** BEGIN **
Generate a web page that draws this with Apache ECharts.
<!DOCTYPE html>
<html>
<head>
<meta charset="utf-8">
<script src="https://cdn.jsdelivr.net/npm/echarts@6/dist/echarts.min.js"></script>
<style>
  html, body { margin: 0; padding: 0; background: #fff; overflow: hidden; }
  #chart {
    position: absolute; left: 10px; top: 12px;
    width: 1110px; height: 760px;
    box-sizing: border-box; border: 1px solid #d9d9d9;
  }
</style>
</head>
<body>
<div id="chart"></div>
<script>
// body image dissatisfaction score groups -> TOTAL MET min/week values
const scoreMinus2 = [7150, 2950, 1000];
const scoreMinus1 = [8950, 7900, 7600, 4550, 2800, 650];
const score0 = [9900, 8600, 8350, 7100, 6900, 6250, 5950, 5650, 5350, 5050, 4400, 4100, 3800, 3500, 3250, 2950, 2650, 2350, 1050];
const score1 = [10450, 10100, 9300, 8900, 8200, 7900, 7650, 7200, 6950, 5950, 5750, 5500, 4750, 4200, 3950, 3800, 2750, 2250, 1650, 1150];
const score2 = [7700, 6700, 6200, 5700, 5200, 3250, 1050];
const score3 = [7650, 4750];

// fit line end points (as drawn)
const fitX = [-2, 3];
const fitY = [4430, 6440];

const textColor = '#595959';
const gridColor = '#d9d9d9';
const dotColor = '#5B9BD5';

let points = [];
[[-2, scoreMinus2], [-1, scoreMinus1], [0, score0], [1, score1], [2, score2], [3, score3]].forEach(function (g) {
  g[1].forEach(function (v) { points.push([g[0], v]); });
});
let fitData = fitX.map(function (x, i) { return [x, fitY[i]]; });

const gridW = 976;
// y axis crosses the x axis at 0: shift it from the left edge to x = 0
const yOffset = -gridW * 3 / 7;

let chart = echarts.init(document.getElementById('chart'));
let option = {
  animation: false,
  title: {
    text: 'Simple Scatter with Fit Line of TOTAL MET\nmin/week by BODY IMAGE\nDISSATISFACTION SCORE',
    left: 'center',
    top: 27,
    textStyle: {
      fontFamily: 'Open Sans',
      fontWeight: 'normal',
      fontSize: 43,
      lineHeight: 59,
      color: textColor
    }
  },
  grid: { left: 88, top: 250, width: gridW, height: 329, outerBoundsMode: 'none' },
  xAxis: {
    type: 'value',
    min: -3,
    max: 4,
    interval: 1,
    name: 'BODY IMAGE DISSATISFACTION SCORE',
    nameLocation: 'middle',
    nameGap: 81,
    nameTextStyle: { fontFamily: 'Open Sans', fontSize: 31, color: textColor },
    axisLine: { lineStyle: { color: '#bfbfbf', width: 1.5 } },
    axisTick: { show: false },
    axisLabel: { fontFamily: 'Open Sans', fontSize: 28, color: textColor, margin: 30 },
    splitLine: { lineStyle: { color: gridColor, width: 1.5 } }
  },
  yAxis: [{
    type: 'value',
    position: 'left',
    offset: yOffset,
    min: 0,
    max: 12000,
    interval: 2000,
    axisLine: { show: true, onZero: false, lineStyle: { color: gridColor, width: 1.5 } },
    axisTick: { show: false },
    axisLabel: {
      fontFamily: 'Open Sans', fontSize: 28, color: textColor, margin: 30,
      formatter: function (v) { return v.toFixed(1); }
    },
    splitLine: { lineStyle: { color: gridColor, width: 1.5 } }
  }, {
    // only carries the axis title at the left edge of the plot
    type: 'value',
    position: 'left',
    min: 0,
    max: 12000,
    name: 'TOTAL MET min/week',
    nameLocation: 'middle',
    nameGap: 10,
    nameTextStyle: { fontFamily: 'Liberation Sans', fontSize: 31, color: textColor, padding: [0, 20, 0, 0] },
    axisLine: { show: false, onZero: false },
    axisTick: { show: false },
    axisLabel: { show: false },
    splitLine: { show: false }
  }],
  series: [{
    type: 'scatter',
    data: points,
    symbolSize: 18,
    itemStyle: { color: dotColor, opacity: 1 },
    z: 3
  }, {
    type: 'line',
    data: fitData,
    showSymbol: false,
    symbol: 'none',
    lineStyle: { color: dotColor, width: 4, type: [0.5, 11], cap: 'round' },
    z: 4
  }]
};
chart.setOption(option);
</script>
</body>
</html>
** END **
■ **AIM**
Without changing a word, restate the whole listing.

■ **ANSWER TO THE EXERCISE**
Generate a web page that draws this with Apache ECharts.
<!DOCTYPE html>
<html>
<head>
<meta charset="utf-8">
<script src="https://cdn.jsdelivr.net/npm/echarts@6/dist/echarts.min.js"></script>
<style>
  html, body { margin: 0; padding: 0; background: #fff; overflow: hidden; }
  #chart {
    position: absolute; left: 10px; top: 12px;
    width: 1110px; height: 760px;
    box-sizing: border-box; border: 1px solid #d9d9d9;
  }
</style>
</head>
<body>
<div id="chart"></div>
<script>
// body image dissatisfaction score groups -> TOTAL MET min/week values
const scoreMinus2 = [7150, 2950, 1000];
const scoreMinus1 = [8950, 7900, 7600, 4550, 2800, 650];
const score0 = [9900, 8600, 8350, 7100, 6900, 6250, 5950, 5650, 5350, 5050, 4400, 4100, 3800, 3500, 3250, 2950, 2650, 2350, 1050];
const score1 = [10450, 10100, 9300, 8900, 8200, 7900, 7650, 7200, 6950, 5950, 5750, 5500, 4750, 4200, 3950, 3800, 2750, 2250, 1650, 1150];
const score2 = [7700, 6700, 6200, 5700, 5200, 3250, 1050];
const score3 = [7650, 4750];

// fit line end points (as drawn)
const fitX = [-2, 3];
const fitY = [4430, 6440];

const textColor = '#595959';
const gridColor = '#d9d9d9';
const dotColor = '#5B9BD5';

let points = [];
[[-2, scoreMinus2], [-1, scoreMinus1], [0, score0], [1, score1], [2, score2], [3, score3]].forEach(function (g) {
  g[1].forEach(function (v) { points.push([g[0], v]); });
});
let fitData = fitX.map(function (x, i) { return [x, fitY[i]]; });

const gridW = 976;
// y axis crosses the x axis at 0: shift it from the left edge to x = 0
const yOffset = -gridW * 3 / 7;

let chart = echarts.init(document.getElementById('chart'));
let option = {
  animation: false,
  title: {
    text: 'Simple Scatter with Fit Line of TOTAL MET\nmin/week by BODY IMAGE\nDISSATISFACTION SCORE',
    left: 'center',
    top: 27,
    textStyle: {
      fontFamily: 'Open Sans',
      fontWeight: 'normal',
      fontSize: 43,
      lineHeight: 59,
      color: textColor
    }
  },
  grid: { left: 88, top: 250, width: gridW, height: 329, outerBoundsMode: 'none' },
  xAxis: {
    type: 'value',
    min: -3,
    max: 4,
    interval: 1,
    name: 'BODY IMAGE DISSATISFACTION SCORE',
    nameLocation: 'middle',
    nameGap: 81,
    nameTextStyle: { fontFamily: 'Open Sans', fontSize: 31, color: textColor },
    axisLine: { lineStyle: { color: '#bfbfbf', width: 1.5 } },
    axisTick: { show: false },
    axisLabel: { fontFamily: 'Open Sans', fontSize: 28, color: textColor, margin: 30 },
    splitLine: { lineStyle: { color: gridColor, width: 1.5 } }
  },
  yAxis: [{
    type: 'value',
    position: 'left',
    offset: yOffset,
    min: 0,
    max: 12000,
    interval: 2000,
    axisLine: { show: true, onZero: false, lineStyle: { color: gridColor, width: 1.5 } },
    axisTick: { show: false },
    axisLabel: {
      fontFamily: 'Open Sans', fontSize: 28, color: textColor, margin: 30,
      formatter: function (v) { return v.toFixed(1); }
    },
    splitLine: { lineStyle: { color: gridColor, width: 1.5 } }
  }, {
    // only carries the axis title at the left edge of the plot
    type: 'value',
    position: 'left',
    min: 0,
    max: 12000,
    name: 'TOTAL MET min/week',
    nameLocation: 'middle',
    nameGap: 10,
    nameTextStyle: { fontFamily: 'Liberation Sans', fontSize: 31, color: textColor, padding: [0, 20, 0, 0] },
    axisLine: { show: false, onZero: false },
    axisTick: { show: false },
    axisLabel: { show: false },
    splitLine: { show: false }
  }],
  series: [{
    type: 'scatter',
    data: points,
    symbolSize: 18,
    itemStyle: { color: dotColor, opacity: 1 },
    z: 3
  }, {
    type: 'line',
    data: fitData,
    showSymbol: false,
    symbol: 'none',
    lineStyle: { color: dotColor, width: 4, type: [0.5, 11], cap: 'round' },
    z: 4
  }]
};
chart.setOption(option);
</script>
</body>
</html>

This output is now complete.